# Just got my first Cherry ShrimpS



## PlantsAndMe (Apr 3, 2005)

About 2 days ago I went to my LFS to buy 2 young cherry shrimps as a little birthday gift for myself. It was a bit pricey but it was worth it.










I have some questions though and I hope you guys could give me a hand here.

1) The two shrimps are currently house in a 1.66 gallon tank (OceanFree betta tank). Is filtration/aeration necessary for them?

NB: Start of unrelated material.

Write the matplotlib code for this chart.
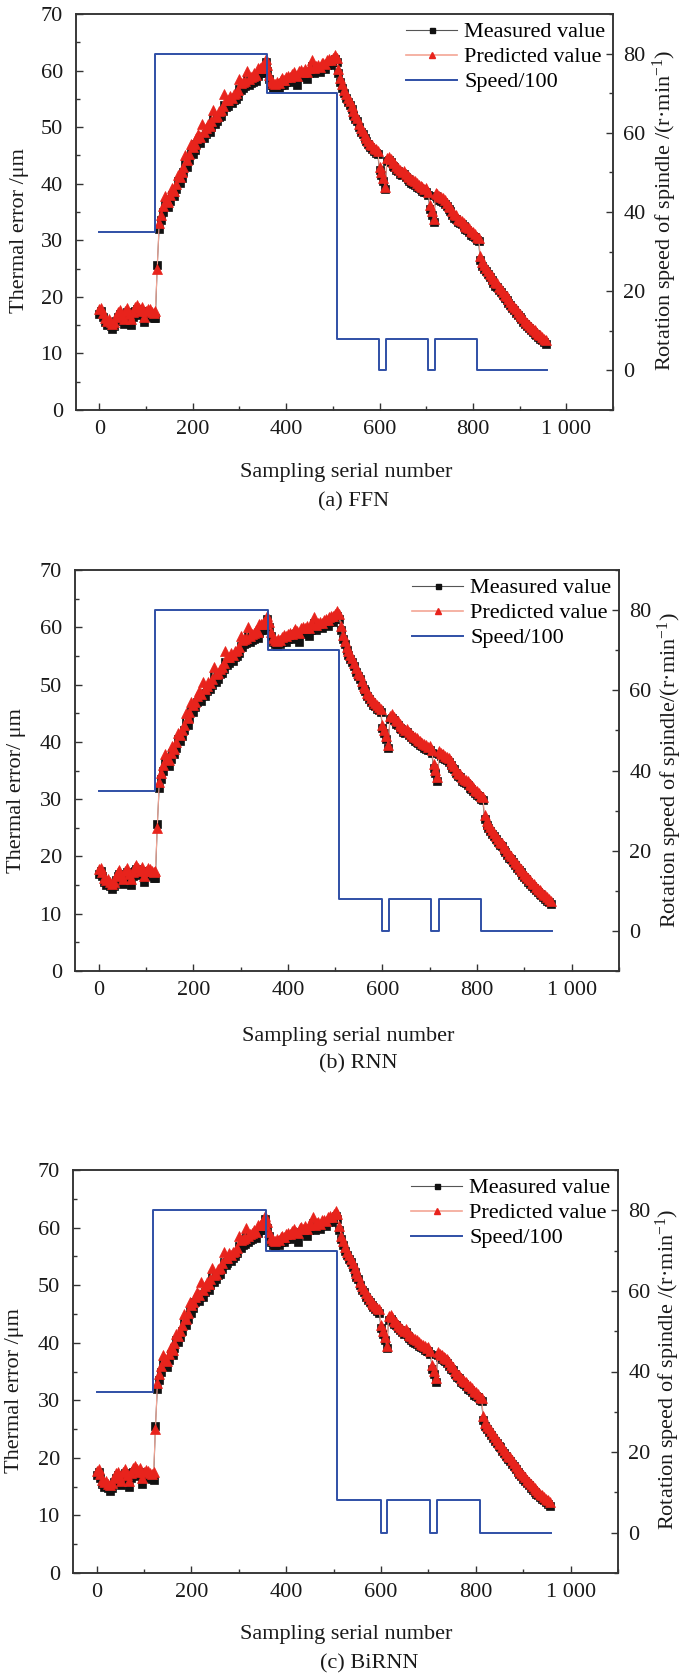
import numpy as np
import matplotlib
matplotlib.use('Agg')
import matplotlib.pyplot as plt
from matplotlib.ticker import MultipleLocator, FixedLocator
from matplotlib.lines import Line2D

plt.rcParams['font.family'] = ['Liberation Serif', 'DejaVu Serif']
plt.rcParams['mathtext.fontset'] = 'custom'
plt.rcParams['mathtext.rm'] = 'Liberation Serif'
plt.rcParams['mathtext.it'] = 'Liberation Serif:italic'
plt.rcParams['mathtext.bf'] = 'Liberation Serif:bold'

# ---------------- data ----------------
sample_no = list(range(0, 960, 4))

measured = [
    17.0, 17.5, 16.5, 15.5, 15.0, 15.2, 14.8, 14.3, 14.8, 15.8,
    16.5, 17.0, 16.0, 15.2, 16.8, 17.3, 16.2, 15.0, 16.5, 17.5,
    17.8, 17.2, 16.8, 17.5, 15.5, 16.8, 17.2, 17.0, 16.5, 16.3,
    16.2, 25.6, 32.0, 33.5, 35.0, 36.5, 36.0, 35.8, 37.0, 38.0,
    37.8, 39.0, 40.5, 40.2, 41.0, 42.0, 43.5, 43.0, 44.2, 45.5,
    45.2, 46.0, 47.0, 47.5, 47.2, 48.5, 48.0, 48.8, 49.5, 49.2,
    50.0, 51.5, 50.5, 51.0, 51.8, 52.0, 52.8, 54.0, 53.5, 53.8,
    54.5, 54.2, 54.8, 55.0, 55.5, 56.8, 56.5, 57.0, 57.2, 58.5,
    57.5, 57.8, 58.0, 58.5, 58.2, 59.0, 59.5, 59.8, 59.5, 61.5,
    60.0, 58.5, 57.5, 57.0, 56.8, 57.2, 57.0, 57.5, 57.8, 57.5,
    58.0, 58.2, 58.0, 58.5, 58.8, 58.3, 57.5, 59.0, 59.2, 58.8,
    59.3, 58.5, 59.6, 59.8, 60.8, 59.5, 60.0, 60.2, 59.8, 60.5,
    60.5, 60.3, 61.0, 61.2, 61.0, 61.5, 62.0, 61.5, 59.5, 58.0,
    57.0, 56.0, 55.2, 54.5, 54.0, 53.2, 52.2, 51.5, 51.0, 50.0,
    49.2, 48.8, 48.0, 47.5, 47.0, 46.5, 46.2, 45.8, 45.5, 45.2,
    42.5, 41.5, 40.5, 39.0, 44.0, 44.2, 43.8, 43.2, 43.0, 42.5,
    42.2, 41.8, 41.5, 41.8, 41.2, 40.8, 40.5, 40.2, 40.0, 39.8,
    39.5, 39.2, 39.0, 38.8, 38.5, 38.6, 38.0, 35.5, 34.5, 33.2,
    37.8, 37.5, 37.2, 37.0, 36.8, 36.5, 36.0, 35.5, 35.2, 34.5,
    34.0, 33.8, 33.2, 33.0, 32.8, 32.5, 32.0, 31.8, 31.5, 31.0,
    30.8, 30.5, 30.0, 29.8, 26.5, 25.5, 25.0, 24.5, 24.0, 23.5,
    23.0, 22.5, 22.0, 21.8, 21.2, 20.8, 20.3, 19.8, 19.5, 19.0,
    18.5, 18.0, 17.6, 17.2, 16.8, 16.4, 16.0, 15.6, 15.2, 14.8,
    14.5, 14.1, 13.8, 13.5, 13.2, 12.9, 12.6, 12.3, 12.0, 11.7,
]

predicted = [
    17.8, 18.0, 17.2, 16.2, 15.8, 16.0, 15.5, 15.2, 15.6, 16.5,
    17.3, 17.6, 16.8, 16.0, 17.5, 18.0, 17.0, 16.0, 17.3, 18.2,
    18.5, 18.0, 17.5, 18.2, 16.5, 17.5, 17.9, 17.8, 17.4, 17.2,
    17.5, 25.0, 33.0, 34.5, 36.0, 37.8, 37.2, 36.8, 38.0, 39.2,
    38.8, 40.0, 41.5, 41.2, 42.0, 43.0, 45.0, 44.2, 45.2, 47.0,
    46.5, 47.0, 48.0, 48.8, 48.3, 50.5, 49.2, 49.8, 50.5, 50.2,
    51.0, 53.0, 51.8, 52.0, 52.8, 53.0, 53.8, 55.8, 54.8, 54.8,
    55.5, 55.2, 55.8, 56.0, 56.5, 58.5, 57.8, 58.0, 58.2, 60.0,
    58.5, 58.8, 59.0, 59.5, 59.2, 60.5, 60.5, 60.8, 60.5, 62.0,
    61.0, 59.2, 58.2, 57.8, 57.6, 58.0, 57.8, 58.3, 58.6, 58.4,
    58.8, 59.0, 58.9, 59.4, 59.7, 59.3, 59.0, 59.9, 60.1, 59.8,
    60.2, 59.8, 60.5, 60.7, 61.8, 60.4, 60.8, 61.0, 60.7, 61.3,
    61.4, 61.2, 61.8, 62.0, 61.9, 62.3, 62.8, 62.3, 60.2, 58.6,
    57.6, 56.6, 55.8, 55.2, 54.6, 53.8, 52.9, 52.1, 51.6, 50.6,
    49.8, 49.4, 48.6, 48.1, 47.6, 47.1, 46.8, 46.4, 46.1, 45.8,
    43.0, 42.0, 41.0, 39.5, 44.6, 44.8, 44.4, 43.8, 43.6, 43.1,
    42.8, 42.4, 42.1, 42.3, 41.8, 41.4, 41.1, 40.8, 40.6, 40.4,
    40.1, 39.8, 39.6, 39.4, 39.1, 39.2, 38.6, 36.2, 35.1, 33.8,
    38.4, 38.1, 37.8, 37.6, 37.4, 37.1, 36.6, 36.1, 35.8, 35.1,
    34.6, 34.4, 33.8, 33.6, 33.4, 33.1, 32.6, 32.4, 32.1, 31.6,
    31.4, 31.1, 30.6, 30.4, 27.2, 26.1, 25.6, 25.1, 24.6, 24.1,
    23.6, 23.1, 22.6, 22.4, 21.8, 21.4, 20.9, 20.4, 20.1, 19.6,
    19.1, 18.6, 18.2, 17.8, 17.4, 17.0, 16.6, 16.2, 15.8, 15.4,
    15.1, 14.7, 14.4, 14.1, 13.8, 13.5, 13.2, 12.9, 12.6, 12.3,
]

speed_change_at = [0, 119, 358, 508, 599, 613, 703, 719, 808, 958]
speed_div100 = [35, 80, 70, 8, 0, 8, 0, 8, 0, 0]

x_ticks = [0, 200, 400, 600, 800, 1000]
x_tick_labels = ['0', '200', '400', '600', '800', '1 000']
left_ticks = [0, 10, 20, 30, 40, 50, 60, 70]
right_ticks = [0, 20, 40, 60, 80]

captions = ['(a) FFN', '(b) RNN', '(c) BiRNN']
ylabels = ['Thermal error /\u03bcm', 'Thermal error/ \u03bcm', 'Thermal error /\u03bcm']
rlabels = ['Rotation speed of spindle /(r\u00b7min$^{-1}$)',
           'Rotation speed of spindle/(r\u00b7min$^{-1}$)',
           'Rotation speed of spindle /(r\u00b7min$^{-1}$)']

# ---------------- layout (pixels) ----------------
W, H = 685, 1675
layout = [
    dict(box=(76, 613, 14, 410), xl=(346, 472), cap=(354, 502), yl=(20, 231), rl=(665, 210)),
    dict(box=(75, 619, 570, 971), xl=(348, 1036), cap=(358, 1064), yl=(17, 791), rl=(670, 770)),
    dict(box=(73, 618, 1170, 1573), xl=(346, 1634), cap=(369, 1664), yl=(15, 1391), rl=(668, 1369)),
]

FS = 16
SPINE = '#333333'
TXT = '#1a1a1a'
BLUE = '#2f4fa6'
RED = '#e8231c'
PINK = '#f4a595'

fig = plt.figure(figsize=(W / 100, H / 100), dpi=100)

for i, L in enumerate(layout):
    l, r, t, b = L['box']
    ax = fig.add_axes([l / W, 1 - b / H, (r - l) / W, (b - t) / H])
    ax2 = ax.twinx()

    ax.plot(sample_no, measured, color='#555555', lw=0.8, marker='s', ms=5.6,
            mfc='#111111', mec='#111111', mew=0.5, label='Measured value', zorder=2)
    ax.plot(sample_no, predicted, color=PINK, lw=0.8, marker='^', ms=6.6,
            mfc=RED, mec=RED, mew=0.5, label='Predicted value', zorder=3)
    ax2.plot(speed_change_at, speed_div100, drawstyle='steps-post', color=BLUE,
             lw=1.4, label='Speed/100')

    ax.set_xlim(-50, 1100)
    ax.set_ylim(0, 70)
    ax2.set_ylim(-10, 90)

    ax.xaxis.set_major_locator(FixedLocator(x_ticks))
    ax.set_xticklabels(x_tick_labels)
    ax.xaxis.set_minor_locator(MultipleLocator(100))
    ax.yaxis.set_major_locator(FixedLocator(left_ticks))
    ax.yaxis.set_minor_locator(MultipleLocator(5))
    ax2.yaxis.set_major_locator(FixedLocator(right_ticks))
    ax2.yaxis.set_minor_locator(MultipleLocator(10))

    for a in (ax, ax2):
        for s in a.spines.values():
            s.set_color(SPINE)
            s.set_linewidth(1.1)
        a.tick_params(which='both', direction='in', colors=SPINE, labelcolor=TXT,
                      labelsize=FS, width=1.0)
        a.tick_params(which='major', length=5)
        a.tick_params(which='minor', length=3)
    ax.tick_params(axis='x', which='both', top=False, pad=7.5)
    ax.tick_params(axis='y', which='both', right=False, pad=9.5)
    ax2.tick_params(axis='y', which='both', pad=7.5)

    handles = [
        Line2D([], [], color='#555555', lw=0.8, marker='s', ms=3.6, mfc='#111111', mec='#111111'),
        Line2D([], [], color=PINK, lw=1.2, marker='^', ms=4.2, mfc=RED, mec=RED),
        Line2D([], [], color=BLUE, lw=1.4),
    ]
    ax2.legend(handles, ['Measured value', 'Predicted value', 'Speed/100'],
               loc='upper right', frameon=False, fontsize=FS, handlelength=2.3,
               handletextpad=0.3, labelspacing=0.2, borderaxespad=0.1, borderpad=0.25)

    fig.text(L['xl'][0] / W, 1 - L['xl'][1] / H, 'Sampling serial number',
             ha='center', va='center', fontsize=FS, color=TXT)
    fig.text(L['cap'][0] / W, 1 - L['cap'][1] / H, captions[i],
             ha='center', va='center', fontsize=FS, color=TXT)
    fig.text(L['yl'][0] / W, 1 - L['yl'][1] / H, ylabels[i], rotation=90,
             ha='center', va='center', fontsize=FS, color=TXT)
    fig.text(L['rl'][0] / W, 1 - L['rl'][1] / H, rlabels[i], rotation=90,
             ha='center', va='center', fontsize=FS, color=TXT)

fig.savefig('out.png', dpi=100, facecolor='white')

2) If possible, can you estimate the age of the shrimp in the picture? The two shrimps are about 3/4 of an inch.

Thank you for your time


----------



## JerseyScape (Nov 18, 2005)

Did you buy a male and a female ? :-k


----------



## Piscesgirl (Feb 25, 2004)

I couldn't tell you an age, but I would say they are adult at 3/4 inch. Some don't use filtration/aeration, but I would suggest it personally. Most of all, make sure that your water quality is good.


----------



## PlantsAndMe (Apr 3, 2005)

I don't know if it's a male and a female but one of of them is much smaller than the other. We'll just have to wait and see


----------



## Piscesgirl (Feb 25, 2004)

Usually the females are darker red and the males very light.


----------



## PlantsAndMe (Apr 3, 2005)

I can't believe my shrimp just molted . Yesterday it (because I don't know if it's a she or a he) was hiding in a 'cave' of riccia so I couldn't see what it was doing. This morning I found a molted shell lying on the bottom of the tank.


----------